### Data provided
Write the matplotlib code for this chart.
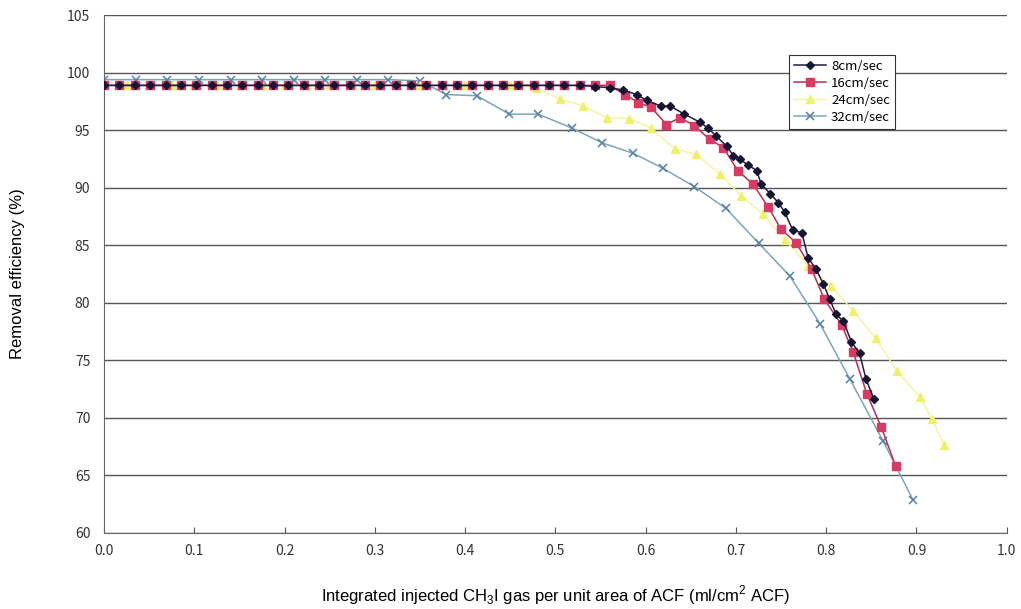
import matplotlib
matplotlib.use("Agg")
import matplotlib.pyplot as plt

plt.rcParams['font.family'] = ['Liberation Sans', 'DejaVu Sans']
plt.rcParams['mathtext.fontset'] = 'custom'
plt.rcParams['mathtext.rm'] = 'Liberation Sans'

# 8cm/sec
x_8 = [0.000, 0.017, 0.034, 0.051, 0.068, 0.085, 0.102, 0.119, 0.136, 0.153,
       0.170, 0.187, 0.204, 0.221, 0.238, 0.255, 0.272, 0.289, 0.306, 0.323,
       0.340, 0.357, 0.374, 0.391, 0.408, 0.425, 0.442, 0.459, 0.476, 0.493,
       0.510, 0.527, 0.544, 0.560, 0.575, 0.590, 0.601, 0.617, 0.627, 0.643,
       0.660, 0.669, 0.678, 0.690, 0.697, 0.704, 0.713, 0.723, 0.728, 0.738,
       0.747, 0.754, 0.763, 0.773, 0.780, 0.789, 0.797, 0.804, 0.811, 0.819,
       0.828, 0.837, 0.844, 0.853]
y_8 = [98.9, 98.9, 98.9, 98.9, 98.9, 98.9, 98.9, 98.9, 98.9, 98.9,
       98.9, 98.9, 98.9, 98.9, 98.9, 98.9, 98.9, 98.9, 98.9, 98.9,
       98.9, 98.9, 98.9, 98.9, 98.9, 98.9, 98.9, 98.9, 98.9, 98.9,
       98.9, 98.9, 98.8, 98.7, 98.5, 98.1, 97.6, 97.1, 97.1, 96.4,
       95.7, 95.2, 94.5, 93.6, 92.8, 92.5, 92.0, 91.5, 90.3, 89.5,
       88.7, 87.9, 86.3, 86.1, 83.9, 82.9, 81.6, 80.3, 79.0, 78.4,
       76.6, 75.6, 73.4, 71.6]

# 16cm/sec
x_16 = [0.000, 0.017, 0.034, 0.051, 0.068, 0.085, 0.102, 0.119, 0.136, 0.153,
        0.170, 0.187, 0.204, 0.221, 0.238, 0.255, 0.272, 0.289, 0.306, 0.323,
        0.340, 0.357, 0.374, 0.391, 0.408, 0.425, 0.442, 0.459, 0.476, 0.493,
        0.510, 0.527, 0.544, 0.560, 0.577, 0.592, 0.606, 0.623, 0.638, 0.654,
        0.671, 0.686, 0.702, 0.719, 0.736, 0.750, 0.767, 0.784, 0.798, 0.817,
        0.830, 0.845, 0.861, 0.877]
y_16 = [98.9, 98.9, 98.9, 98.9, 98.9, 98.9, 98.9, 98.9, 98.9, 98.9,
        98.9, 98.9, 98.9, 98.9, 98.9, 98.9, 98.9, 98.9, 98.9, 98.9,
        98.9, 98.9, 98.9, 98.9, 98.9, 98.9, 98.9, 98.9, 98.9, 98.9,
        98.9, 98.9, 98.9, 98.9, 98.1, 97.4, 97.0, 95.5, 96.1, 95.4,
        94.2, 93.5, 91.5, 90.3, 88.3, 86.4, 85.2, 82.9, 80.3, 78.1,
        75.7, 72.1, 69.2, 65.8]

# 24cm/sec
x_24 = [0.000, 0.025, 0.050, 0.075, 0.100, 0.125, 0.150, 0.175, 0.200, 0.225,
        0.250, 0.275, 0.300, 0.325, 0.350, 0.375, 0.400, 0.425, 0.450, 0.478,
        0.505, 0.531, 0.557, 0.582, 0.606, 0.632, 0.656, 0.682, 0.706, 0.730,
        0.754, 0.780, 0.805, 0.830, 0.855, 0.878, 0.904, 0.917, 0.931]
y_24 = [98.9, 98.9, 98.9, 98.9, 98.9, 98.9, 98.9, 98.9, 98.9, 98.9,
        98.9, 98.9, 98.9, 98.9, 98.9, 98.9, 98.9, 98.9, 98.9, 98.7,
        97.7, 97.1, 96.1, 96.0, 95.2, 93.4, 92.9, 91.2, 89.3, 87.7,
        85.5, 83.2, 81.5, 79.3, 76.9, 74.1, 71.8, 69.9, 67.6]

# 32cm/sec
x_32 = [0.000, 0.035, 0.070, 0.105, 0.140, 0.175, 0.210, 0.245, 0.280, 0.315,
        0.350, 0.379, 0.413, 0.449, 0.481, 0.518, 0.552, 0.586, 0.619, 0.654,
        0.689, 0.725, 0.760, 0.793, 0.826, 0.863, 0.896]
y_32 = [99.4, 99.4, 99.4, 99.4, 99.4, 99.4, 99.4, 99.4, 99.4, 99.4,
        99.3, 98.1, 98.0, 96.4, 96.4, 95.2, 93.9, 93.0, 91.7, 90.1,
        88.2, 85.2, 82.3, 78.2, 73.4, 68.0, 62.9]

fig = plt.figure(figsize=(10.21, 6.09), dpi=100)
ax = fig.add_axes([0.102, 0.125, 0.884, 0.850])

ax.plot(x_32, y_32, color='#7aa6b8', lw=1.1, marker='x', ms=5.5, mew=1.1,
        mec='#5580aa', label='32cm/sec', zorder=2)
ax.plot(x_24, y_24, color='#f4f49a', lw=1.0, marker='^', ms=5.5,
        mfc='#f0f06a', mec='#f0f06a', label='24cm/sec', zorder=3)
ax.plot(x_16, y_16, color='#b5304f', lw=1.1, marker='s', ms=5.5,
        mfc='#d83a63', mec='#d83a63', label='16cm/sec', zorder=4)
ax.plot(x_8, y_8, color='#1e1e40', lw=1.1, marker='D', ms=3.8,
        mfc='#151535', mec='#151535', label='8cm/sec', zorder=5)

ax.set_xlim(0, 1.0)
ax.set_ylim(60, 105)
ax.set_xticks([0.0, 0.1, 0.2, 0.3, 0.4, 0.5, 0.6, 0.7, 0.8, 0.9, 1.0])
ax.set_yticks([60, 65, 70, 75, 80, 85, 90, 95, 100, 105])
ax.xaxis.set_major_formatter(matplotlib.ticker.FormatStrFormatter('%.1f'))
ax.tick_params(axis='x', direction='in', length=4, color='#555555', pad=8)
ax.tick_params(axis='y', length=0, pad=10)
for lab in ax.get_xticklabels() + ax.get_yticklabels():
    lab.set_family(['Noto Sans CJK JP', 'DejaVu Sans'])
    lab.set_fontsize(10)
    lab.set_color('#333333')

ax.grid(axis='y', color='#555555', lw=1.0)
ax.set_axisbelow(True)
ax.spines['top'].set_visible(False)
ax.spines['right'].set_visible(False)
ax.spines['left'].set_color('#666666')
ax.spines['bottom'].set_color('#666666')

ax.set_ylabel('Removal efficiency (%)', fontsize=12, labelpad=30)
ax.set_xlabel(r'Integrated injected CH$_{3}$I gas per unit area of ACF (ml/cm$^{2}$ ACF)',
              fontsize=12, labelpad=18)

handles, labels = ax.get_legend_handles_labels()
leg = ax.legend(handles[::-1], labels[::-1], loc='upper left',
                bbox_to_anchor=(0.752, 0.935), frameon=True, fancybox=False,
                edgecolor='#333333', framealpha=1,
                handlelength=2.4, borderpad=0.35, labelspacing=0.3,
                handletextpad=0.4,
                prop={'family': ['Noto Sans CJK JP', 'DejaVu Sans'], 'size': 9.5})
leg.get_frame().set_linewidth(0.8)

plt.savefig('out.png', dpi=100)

### To be done
Copy the material above in full and exactly, skipping pictures.

### Reply
Write the matplotlib code for this chart.
import matplotlib
matplotlib.use("Agg")
import matplotlib.pyplot as plt

plt.rcParams['font.family'] = ['Liberation Sans', 'DejaVu Sans']
plt.rcParams['mathtext.fontset'] = 'custom'
plt.rcParams['mathtext.rm'] = 'Liberation Sans'

# 8cm/sec
x_8 = [0.000, 0.017, 0.034, 0.051, 0.068, 0.085, 0.102, 0.119, 0.136, 0.153,
       0.170, 0.187, 0.204, 0.221, 0.238, 0.255, 0.272, 0.289, 0.306, 0.323,
       0.340, 0.357, 0.374, 0.391, 0.408, 0.425, 0.442, 0.459, 0.476, 0.493,
       0.510, 0.527, 0.544, 0.560, 0.575, 0.590, 0.601, 0.617, 0.627, 0.643,
       0.660, 0.669, 0.678, 0.690, 0.697, 0.704, 0.713, 0.723, 0.728, 0.738,
       0.747, 0.754, 0.763, 0.773, 0.780, 0.789, 0.797, 0.804, 0.811, 0.819,
       0.828, 0.837, 0.844, 0.853]
y_8 = [98.9, 98.9, 98.9, 98.9, 98.9, 98.9, 98.9, 98.9, 98.9, 98.9,
       98.9, 98.9, 98.9, 98.9, 98.9, 98.9, 98.9, 98.9, 98.9, 98.9,
       98.9, 98.9, 98.9, 98.9, 98.9, 98.9, 98.9, 98.9, 98.9, 98.9,
       98.9, 98.9, 98.8, 98.7, 98.5, 98.1, 97.6, 97.1, 97.1, 96.4,
       95.7, 95.2, 94.5, 93.6, 92.8, 92.5, 92.0, 91.5, 90.3, 89.5,
       88.7, 87.9, 86.3, 86.1, 83.9, 82.9, 81.6, 80.3, 79.0, 78.4,
       76.6, 75.6, 73.4, 71.6]

# 16cm/sec
x_16 = [0.000, 0.017, 0.034, 0.051, 0.068, 0.085, 0.102, 0.119, 0.136, 0.153,
        0.170, 0.187, 0.204, 0.221, 0.238, 0.255, 0.272, 0.289, 0.306, 0.323,
        0.340, 0.357, 0.374, 0.391, 0.408, 0.425, 0.442, 0.459, 0.476, 0.493,
        0.510, 0.527, 0.544, 0.560, 0.577, 0.592, 0.606, 0.623, 0.638, 0.654,
        0.671, 0.686, 0.702, 0.719, 0.736, 0.750, 0.767, 0.784, 0.798, 0.817,
        0.830, 0.845, 0.861, 0.877]
y_16 = [98.9, 98.9, 98.9, 98.9, 98.9, 98.9, 98.9, 98.9, 98.9, 98.9,
        98.9, 98.9, 98.9, 98.9, 98.9, 98.9, 98.9, 98.9, 98.9, 98.9,
        98.9, 98.9, 98.9, 98.9, 98.9, 98.9, 98.9, 98.9, 98.9, 98.9,
        98.9, 98.9, 98.9, 98.9, 98.1, 97.4, 97.0, 95.5, 96.1, 95.4,
        94.2, 93.5, 91.5, 90.3, 88.3, 86.4, 85.2, 82.9, 80.3, 78.1,
        75.7, 72.1, 69.2, 65.8]

# 24cm/sec
x_24 = [0.000, 0.025, 0.050, 0.075, 0.100, 0.125, 0.150, 0.175, 0.200, 0.225,
        0.250, 0.275, 0.300, 0.325, 0.350, 0.375, 0.400, 0.425, 0.450, 0.478,
        0.505, 0.531, 0.557, 0.582, 0.606, 0.632, 0.656, 0.682, 0.706, 0.730,
        0.754, 0.780, 0.805, 0.830, 0.855, 0.878, 0.904, 0.917, 0.931]
y_24 = [98.9, 98.9, 98.9, 98.9, 98.9, 98.9, 98.9, 98.9, 98.9, 98.9,
        98.9, 98.9, 98.9, 98.9, 98.9, 98.9, 98.9, 98.9, 98.9, 98.7,
        97.7, 97.1, 96.1, 96.0, 95.2, 93.4, 92.9, 91.2, 89.3, 87.7,
        85.5, 83.2, 81.5, 79.3, 76.9, 74.1, 71.8, 69.9, 67.6]

# 32cm/sec
x_32 = [0.000, 0.035, 0.070, 0.105, 0.140, 0.175, 0.210, 0.245, 0.280, 0.315,
        0.350, 0.379, 0.413, 0.449, 0.481, 0.518, 0.552, 0.586, 0.619, 0.654,
        0.689, 0.725, 0.760, 0.793, 0.826, 0.863, 0.896]
y_32 = [99.4, 99.4, 99.4, 99.4, 99.4, 99.4, 99.4, 99.4, 99.4, 99.4,
        99.3, 98.1, 98.0, 96.4, 96.4, 95.2, 93.9, 93.0, 91.7, 90.1,
        88.2, 85.2, 82.3, 78.2, 73.4, 68.0, 62.9]

fig = plt.figure(figsize=(10.21, 6.09), dpi=100)
ax = fig.add_axes([0.102, 0.125, 0.884, 0.850])

ax.plot(x_32, y_32, color='#7aa6b8', lw=1.1, marker='x', ms=5.5, mew=1.1,
        mec='#5580aa', label='32cm/sec', zorder=2)
ax.plot(x_24, y_24, color='#f4f49a', lw=1.0, marker='^', ms=5.5,
        mfc='#f0f06a', mec='#f0f06a', label='24cm/sec', zorder=3)
ax.plot(x_16, y_16, color='#b5304f', lw=1.1, marker='s', ms=5.5,
        mfc='#d83a63', mec='#d83a63', label='16cm/sec', zorder=4)
ax.plot(x_8, y_8, color='#1e1e40', lw=1.1, marker='D', ms=3.8,
        mfc='#151535', mec='#151535', label='8cm/sec', zorder=5)

ax.set_xlim(0, 1.0)
ax.set_ylim(60, 105)
ax.set_xticks([0.0, 0.1, 0.2, 0.3, 0.4, 0.5, 0.6, 0.7, 0.8, 0.9, 1.0])
ax.set_yticks([60, 65, 70, 75, 80, 85, 90, 95, 100, 105])
ax.xaxis.set_major_formatter(matplotlib.ticker.FormatStrFormatter('%.1f'))
ax.tick_params(axis='x', direction='in', length=4, color='#555555', pad=8)
ax.tick_params(axis='y', length=0, pad=10)
for lab in ax.get_xticklabels() + ax.get_yticklabels():
    lab.set_family(['Noto Sans CJK JP', 'DejaVu Sans'])
    lab.set_fontsize(10)
    lab.set_color('#333333')

ax.grid(axis='y', color='#555555', lw=1.0)
ax.set_axisbelow(True)
ax.spines['top'].set_visible(False)
ax.spines['right'].set_visible(False)
ax.spines['left'].set_color('#666666')
ax.spines['bottom'].set_color('#666666')

ax.set_ylabel('Removal efficiency (%)', fontsize=12, labelpad=30)
ax.set_xlabel(r'Integrated injected CH$_{3}$I gas per unit area of ACF (ml/cm$^{2}$ ACF)',
              fontsize=12, labelpad=18)

handles, labels = ax.get_legend_handles_labels()
leg = ax.legend(handles[::-1], labels[::-1], loc='upper left',
                bbox_to_anchor=(0.752, 0.935), frameon=True, fancybox=False,
                edgecolor='#333333', framealpha=1,
                handlelength=2.4, borderpad=0.35, labelspacing=0.3,
                handletextpad=0.4,
                prop={'family': ['Noto Sans CJK JP', 'DejaVu Sans'], 'size': 9.5})
leg.get_frame().set_linewidth(0.8)

plt.savefig('out.png', dpi=100)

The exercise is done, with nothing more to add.